A Semi-Apology

I think we are dealing with two different issues here, and I got carried away with just one of them, and didn’t give credit due to the other. First, after reading all of Dan’s write-up on Lawson and the job he’s done at Twilio, it is clear that the guy IS a heck of a good CEO. He has a vision and has built the company up into a real category crusher.

On the other hand, it is clear that he could be untruthful in the way he presented data to analysts and stockholders. He sure did that too. (And it was so glaring that you have to ask yourself how he could have done it? Did he not realize how the CFO was setting up the data, or was Lawson just so excited about the acquisition that he didn’t think about what he was saying?)

There was such an uproar about how he presented that data that both Lawson and the CFO have been absolutely crystal clear in subsequent reports about what Twilio’s “real” growth was and how it differed from “apparent” growth. Lesson learned!

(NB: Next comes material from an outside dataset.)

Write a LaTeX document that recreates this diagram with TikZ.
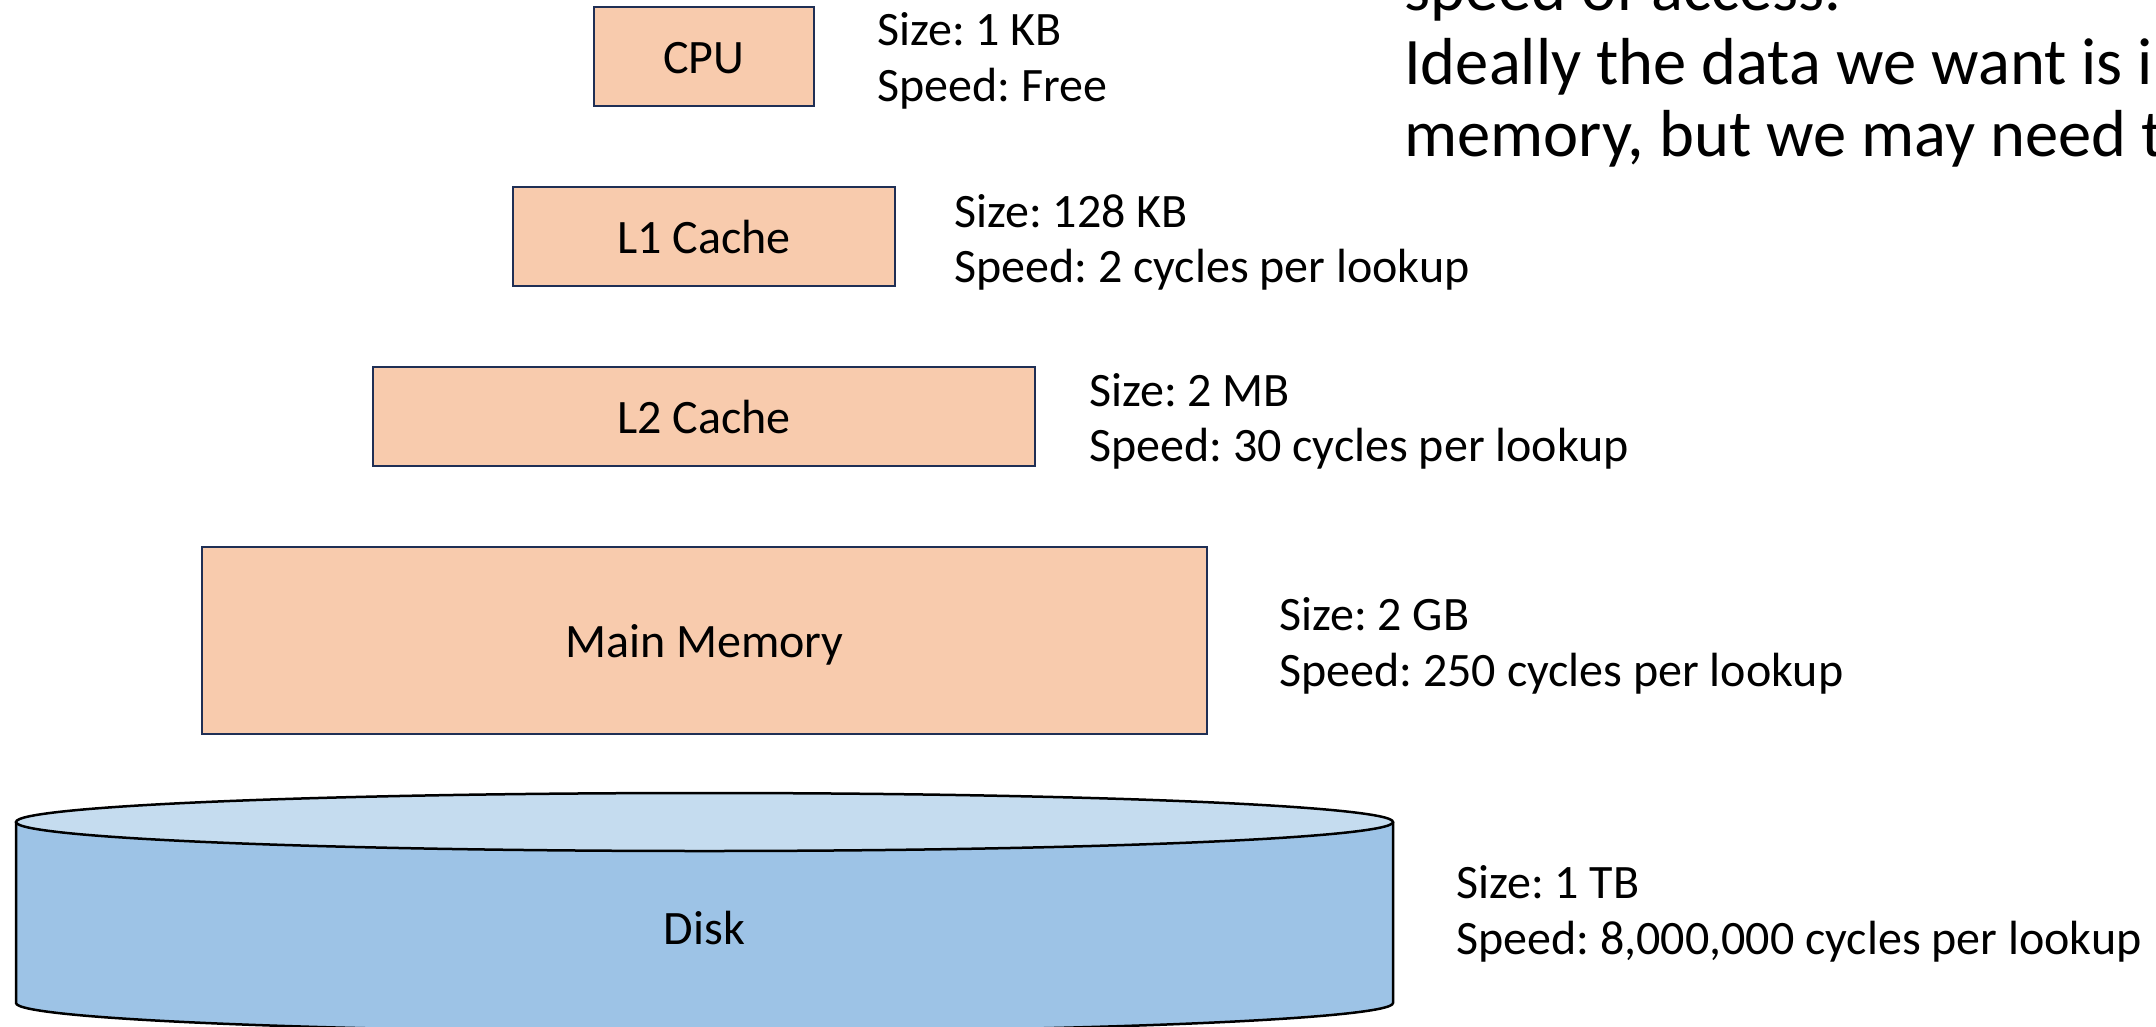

So the issue is that someone can be a great CEO as far as building the company, and not necessarily be always truthful with his more euphoric statements. Building a company and talking about the results are different jobs, and hardly even related as functions. And I should have been more accepting and recognizant of the great job he was doing in building up the company, even if I was appalled by his transient dishonest presentation of the data. That was my bad! I think it came from a feeling of “How can I trust any thing he says after that?” But I don’t have to. I can just follow the actual numbers and admire the job he’s doing unbuilding the company.